A lamellar chitosan-lignosulfonate/MXene nanocomposite as binder-free electrode for high-performance capacitive deionization

Abstract

Ti3C2Tx (MXene) is considered as a superior electrode material for capacitive deionization (CDI) due to its high conductivity and two-dimensional structure. However, the electrochemical performance of pristine MXene nanosheets has been significantly impeded by the surface oxidation in the aqueous media and re-stacking caused by van der Waals forces which reduces the ions storage capacity. In this study, the chitosan-lignosulfonate/MXene (CLM) composite was used as a binder-free electrode to enhance the ion storage capacity and long-run cycling stability for hybrid capacitive deionization (HCDI).
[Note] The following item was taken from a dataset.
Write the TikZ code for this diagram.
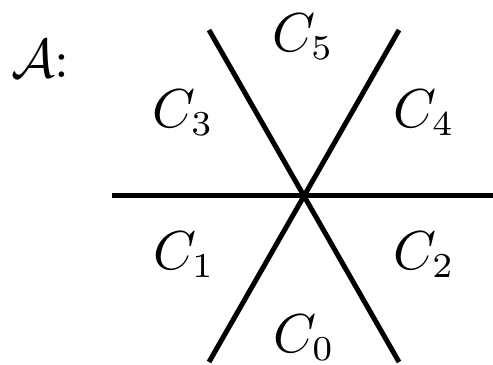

The chitosan-lignosulfonate nanospheres were able to increase the interlayer spacing between the MXene nanosheets effectively, which has significantly enhanced the ion storage capacity and electrochemical properties of the electrode. The binder-free CLM cathode demonstrated a high salt adsorption capacity of 44.6 mg g−1 and a maximum average salt adsorption rate of 5.8 mg g−1 min−1 at 1.2 V. A high cycling stability above 97 % for 30 cycles was observed. Also, the long-term stability of CLM electrode was studied by X-ray photoelectron spectroscopy (XPS) and the results showed that the CLM electrode was not prone to surface oxidation after 30 cycles. This study can guide future development of high-performance 2D material composite electrodes for enhancing capacitive deionization efficiency.